Seven Symphonies. Lieutenant Kijé - Symphonic Suitea.
Berlin Philharmonic Orchestra/Seiji Ozawa with aAndreas Schmidt (baritone).
DG Collectors Edition 463 761-2 [four discs] [268'10]. Recorded 1989-92.

For anyone who only knows the more famous symphonies (Nos. 1 and 5), this set offers an ideal opportunity to explore the gaps. The individual discs are even programmed so as to work successfully as couplings within themselves.

Ozawa's performance of the pastiche first symphony (the Classical) does not show off this conductor at his best. Both the Larghetto and the Gavotta are sluggish: the frenetic finale unfortunately makes insufficient amends. This is coupled with a revelatory performance of the Sixth Symphony (in E flat minor), however. Written between 1945 and 1947, this is Prokofiev's longest symphony (42 minutes). Ozawa seems inspired by its bleak outlook and responds well to the shifting moods of the Largo.

The Second Symphony offers another major challenge. This is Prokofiev on the edge, pounding out obsessive rhythms and giving plenty of opportunities for manic playing (fully realised here by the Berlin players). One comes away with an awareness of the enormity of Prokofiev's imagination, particularly in the field of orchestration. There is phenomenal textural variation in the second movement (a set of variations: note that the individual variations are given index points rather than tracks). The coupling for the Second, the Seventh, contrasts well with the earlier piece. Ozawa projects the lyricism and the spirit of the dance well.

The third disc presents two symphonies, Nos. 3 and 4, based on pre-existing material. No 3 in C minor is based on themes from the opera The Fiery Angel, while No. 4 in C uses material from the ballet The Prodigal Son. These two symphonies complement each other particularly well. Only the Andante of the Third provides real respite from the unremitting, driven, powerful atmosphere of this symphony. Again Ozawa seems at home under these circumstances. The more restrained Fourth ends with a skittish finale in the spirit of the circus.

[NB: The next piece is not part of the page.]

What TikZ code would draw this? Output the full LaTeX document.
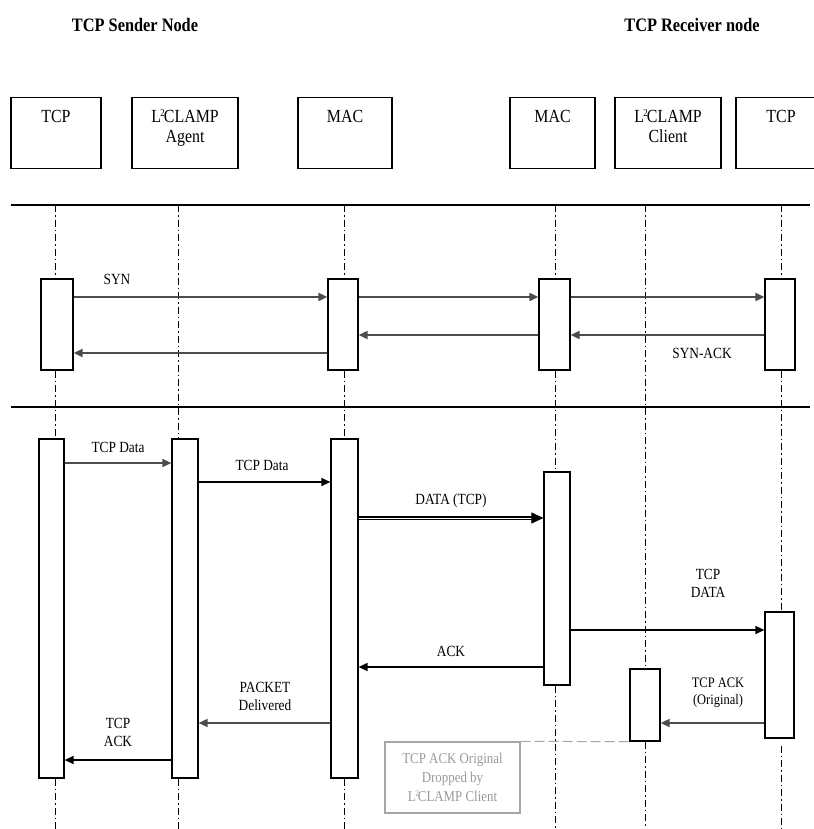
\documentclass[tikz,border=0pt]{standalone}
\usepackage{fontspec}
\setmainfont[FakeStretch=0.86]{Liberation Serif}
\usetikzlibrary{arrows.meta}
\newcommand{\ltwo}{L\kern-0.5pt\textsuperscript{\scalebox{0.8}{2}}\kern-1.5pt CLAMP}
\begin{document}
\begin{tikzpicture}[x=1pt,y=-1pt,
  hdr/.style={draw,line width=1.2pt,anchor=north,align=center,inner ysep=5pt,
    text height=20pt,text depth=41pt,font=\fontsize{18.5}{20}\selectfont},
  hdrtwo/.style={hdr,text height=40pt,text depth=21pt},
  title/.style={font=\fontsize{19}{20}\selectfont\bfseries},
  bar/.style={draw,fill=white,line width=1.2pt,inner sep=0pt},
  life/.style={line width=1pt,dash pattern=on 7pt off 3pt on 1.5pt off 3pt},
  msg/.style={line width=1.3pt,-{Triangle[length=9pt,width=8pt]}},
  msggray/.style={msg,black!70,line width=1.8pt},
  lbl/.style={font=\fontsize{15.5}{18}\selectfont,align=center}]
  \useasboundingbox (0,0) rectangle (813,829);
  \node[title] (sender) at (135,25) {TCP Sender Node};
  \node[title] (receiver) at (692,25) {TCP Receiver node};
  \node[hdr,minimum width=90] (hTcpA) at (56,97) {TCP};
  \node[hdrtwo,minimum width=106] (hAgent) at (185,97) {\ltwo\\Agent};
  \node[hdr,minimum width=94] (hMacA) at (345,97) {MAC};
  \node[hdr,minimum width=85] (hMacB) at (552.5,97) {MAC};
  \node[hdrtwo,minimum width=106] (hClient) at (668,97) {\ltwo\\Client};
  \node[hdr,minimum width=90] (hTcpB) at (781,97) {TCP};
  \draw[line width=1.2pt] (11,205) -- (810,205);
  \draw[line width=1.2pt] (11,407) -- (810,407);
  \coordinate (lTcpA) at (55,205);
  \coordinate (lAgent) at (178,205);
  \coordinate (lMacA) at (344,205);
  \coordinate (lMacB) at (555,205);
  \coordinate (lClient) at (645,205);
  \coordinate (lTcpB) at (781,205);
  \node[bar,minimum width=32,minimum height=91] (sTcpA) at (57,324.5) {};
  \node[bar,minimum width=30,minimum height=91] (sMacA) at (343,324.5) {};
  \node[bar,minimum width=31,minimum height=91] (sMacB) at (554.5,324.5) {};
  \node[bar,minimum width=30,minimum height=91] (sTcpB) at (780,324.5) {};
  \node[bar,minimum width=25,minimum height=339] (dTcpA) at (51.5,608.5) {};
  \node[bar,minimum width=26,minimum height=339] (dAgent) at (185,608.5) {};
  \node[bar,minimum width=27,minimum height=339] (dMacA) at (344.5,608.5) {};
  \node[bar,minimum width=26,minimum height=213] (dMacB) at (557,578.5) {};
  \node[bar,minimum width=29,minimum height=126] (dTcpB) at (779.5,675) {};
  \node[bar,minimum width=30,minimum height=72] (dClient) at (645,705) {};
  \draw[life] (lTcpA) -- (lTcpA |- sTcpA.north) (lTcpA |- sTcpA.south) -- (lTcpA |- dTcpA.north)
    (lTcpA |- dTcpA.south) -- (lTcpA |- 0,829);
  \draw[life] (lAgent) -- (lAgent |- dAgent.north) (lAgent |- dAgent.south) -- (lAgent |- 0,829);
  \draw[life] (lMacA) -- (lMacA |- sMacA.north) (lMacA |- sMacA.south) -- (lMacA |- dMacA.north)
    (lMacA |- dMacA.south) -- (lMacA |- 0,829);
  \draw[life] (lMacB) -- (lMacB |- sMacB.north) (lMacB |- sMacB.south) -- (lMacB |- dMacB.north)
    (lMacB |- dMacB.south) -- (lMacB |- 0,829);
  \draw[life] (lClient) -- (lClient |- dClient.north) (lClient |- dClient.south) -- (lClient |- 0,829);
  \draw[life] (lTcpB) -- (lTcpB |- sTcpB.north) (lTcpB |- sTcpB.south) -- (lTcpB |- dTcpB.north)
    ([yshift=-7pt]lTcpB |- dTcpB.south) -- (lTcpB |- 0,829);
  \node[lbl] (syn) at (117,279) {SYN};
  \draw[msggray] (sTcpA.east |- 0,297) -- (sMacA.west |- 0,297);
  \draw[msggray] (sMacA.east |- 0,297) -- (sMacB.west |- 0,297);
  \draw[msggray] (sMacB.east |- 0,297) -- (sTcpB.west |- 0,297);
  \draw[msggray] (sTcpB.west |- 0,335) -- (sMacB.east |- 0,335);
  \draw[msggray] (sMacB.west |- 0,335) -- (sMacA.east |- 0,335);
  \draw[msggray] (sMacA.west |- 0,353) -- (sTcpA.east |- 0,353);
  \node[lbl] (synack) at (702,353) {SYN-ACK};
  \node[lbl] (data1) at (118,447) {TCP Data};
  \draw[msggray,line width=1.5pt] (dTcpA.east |- 0,463) -- (dAgent.west |- 0,463);
  \node[lbl] (data2) at (262,465) {TCP Data};
  \draw[msg] (dAgent.east |- 0,482) -- (dMacA.west |- 0,482);
  \node[lbl] (data3) at (451,501) {DATA (TCP)};
  \draw[msg,double=white,double distance=1pt,line width=1.1pt,-{Triangle[length=12pt,width=11pt]}]
    (dMacA.east |- 0,518) -- (dMacB.west |- 0,518);
  \node[lbl] (data4) at (708,583) {TCP\\DATA};
  \draw[msg] (dMacB.east |- 0,630) -- (dTcpB.west |- 0,630);
  \node[lbl] (ack) at (451,651) {ACK};
  \draw[msg] (dMacB.west |- 0,667) -- (dMacA.east |- 0,667);
  \node[lbl,font=\fontsize{14.5}{17}\selectfont] (ackorig) at (718,693) {TCP ACK\\(Original)};
  \draw[msggray,line width=1.5pt] (dTcpB.west |- 0,723) -- (dClient.east |- 0,723);
  \node[lbl] (delivered) at (265,696) {PACKET\\Delivered};
  \draw[msggray,line width=1.5pt] (dMacA.west |- 0,723) -- (dAgent.east |- 0,723);
  \node[lbl] (tcpack) at (118,732) {TCP\\ACK};
  \draw[msg] (dAgent.west |- 0,760) -- (dTcpA.east |- 0,760);
  \node[draw=black!35,line width=1.2pt,text=black!40,minimum width=135,minimum height=71,
    font=\fontsize{15}{19}\selectfont,align=center] (drop) at (452.5,777.5)
    {TCP ACK Original\\Dropped by\\\ltwo{} Client};
  \draw[black!35,line width=1pt,dash pattern=on 10pt off 4pt] (drop.north east) -- (dClient.south west);
\end{tikzpicture}
\end{document}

Saving the Fifth until last, Ozawa conducts a performance that sustains the long lines of the first movement whilst remaining alive to the underlying unrest at the end. Within the context of this set, it does not disappoint. The filler, the Suite from Lieutenant Kijé, is most appropriately chosen. Schmidt is in good voice, and hearing the Troika with singer is an interesting alternative.

Although one may point to preferable performances on an individual basis (Koussevitsky and the Boston Symphony in No. 5, for example, or Mravinsky in No. 6), this set is the ideal introduction to some of the most cruelly under-performed music of Prokofiev's entire output. At the price, it is positively mouth-watering.